▼▼▼

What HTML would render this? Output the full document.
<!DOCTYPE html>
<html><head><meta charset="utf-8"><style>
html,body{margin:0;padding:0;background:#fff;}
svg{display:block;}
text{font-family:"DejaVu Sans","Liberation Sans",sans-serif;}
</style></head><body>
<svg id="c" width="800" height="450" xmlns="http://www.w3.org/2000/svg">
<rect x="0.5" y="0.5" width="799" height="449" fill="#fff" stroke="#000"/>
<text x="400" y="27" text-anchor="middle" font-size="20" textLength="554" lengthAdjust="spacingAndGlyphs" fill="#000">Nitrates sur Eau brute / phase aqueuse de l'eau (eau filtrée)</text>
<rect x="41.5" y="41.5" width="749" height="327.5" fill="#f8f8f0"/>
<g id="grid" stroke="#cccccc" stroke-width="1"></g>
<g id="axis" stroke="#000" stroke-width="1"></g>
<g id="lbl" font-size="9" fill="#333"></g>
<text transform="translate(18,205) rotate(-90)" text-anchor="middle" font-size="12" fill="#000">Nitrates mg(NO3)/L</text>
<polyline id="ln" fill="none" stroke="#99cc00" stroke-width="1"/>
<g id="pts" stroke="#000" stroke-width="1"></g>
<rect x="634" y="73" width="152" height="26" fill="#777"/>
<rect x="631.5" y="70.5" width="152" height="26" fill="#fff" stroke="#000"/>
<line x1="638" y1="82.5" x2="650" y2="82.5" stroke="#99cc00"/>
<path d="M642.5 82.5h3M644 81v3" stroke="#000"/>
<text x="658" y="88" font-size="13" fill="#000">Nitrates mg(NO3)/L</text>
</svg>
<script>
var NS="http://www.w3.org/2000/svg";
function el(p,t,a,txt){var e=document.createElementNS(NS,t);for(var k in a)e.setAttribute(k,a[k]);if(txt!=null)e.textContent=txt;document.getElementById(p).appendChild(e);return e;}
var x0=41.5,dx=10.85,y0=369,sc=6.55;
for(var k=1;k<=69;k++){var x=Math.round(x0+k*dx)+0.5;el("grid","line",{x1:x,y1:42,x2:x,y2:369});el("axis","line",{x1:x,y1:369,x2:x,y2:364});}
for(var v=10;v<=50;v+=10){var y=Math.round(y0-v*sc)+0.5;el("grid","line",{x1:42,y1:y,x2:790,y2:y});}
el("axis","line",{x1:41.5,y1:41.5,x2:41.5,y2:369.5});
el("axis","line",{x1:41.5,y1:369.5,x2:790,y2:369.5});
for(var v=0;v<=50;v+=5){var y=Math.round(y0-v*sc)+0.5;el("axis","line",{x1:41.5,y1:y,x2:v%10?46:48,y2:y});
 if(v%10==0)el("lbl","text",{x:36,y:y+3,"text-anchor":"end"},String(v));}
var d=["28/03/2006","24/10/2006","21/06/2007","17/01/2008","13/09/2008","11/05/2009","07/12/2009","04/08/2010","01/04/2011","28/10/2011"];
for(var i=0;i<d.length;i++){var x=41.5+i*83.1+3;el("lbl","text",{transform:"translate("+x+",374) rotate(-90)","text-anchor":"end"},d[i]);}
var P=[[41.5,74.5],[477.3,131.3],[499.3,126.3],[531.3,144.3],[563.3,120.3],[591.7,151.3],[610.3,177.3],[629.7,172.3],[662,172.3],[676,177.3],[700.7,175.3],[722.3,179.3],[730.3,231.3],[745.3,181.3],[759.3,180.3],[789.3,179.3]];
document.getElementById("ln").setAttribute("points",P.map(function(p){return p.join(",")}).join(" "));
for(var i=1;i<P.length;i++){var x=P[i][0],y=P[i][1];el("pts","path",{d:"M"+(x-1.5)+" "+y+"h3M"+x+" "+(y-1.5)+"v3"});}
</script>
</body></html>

▲▲▲

## DESCRIPTION OF THE TASK
Using the data above, copy each line that contains "document".

## COMPLETE RESPONSE
What HTML would render this? Output the full document.
function el(p,t,a,txt){var e=document.createElementNS(NS,t);for(var k in a)e.setAttribute(k,a[k]);if(txt!=null)e.textContent=txt;document.getElementById(p).appendChild(e);return e;}
document.getElementById("ln").setAttribute("points",P.map(function(p){return p.join(",")}).join(" "));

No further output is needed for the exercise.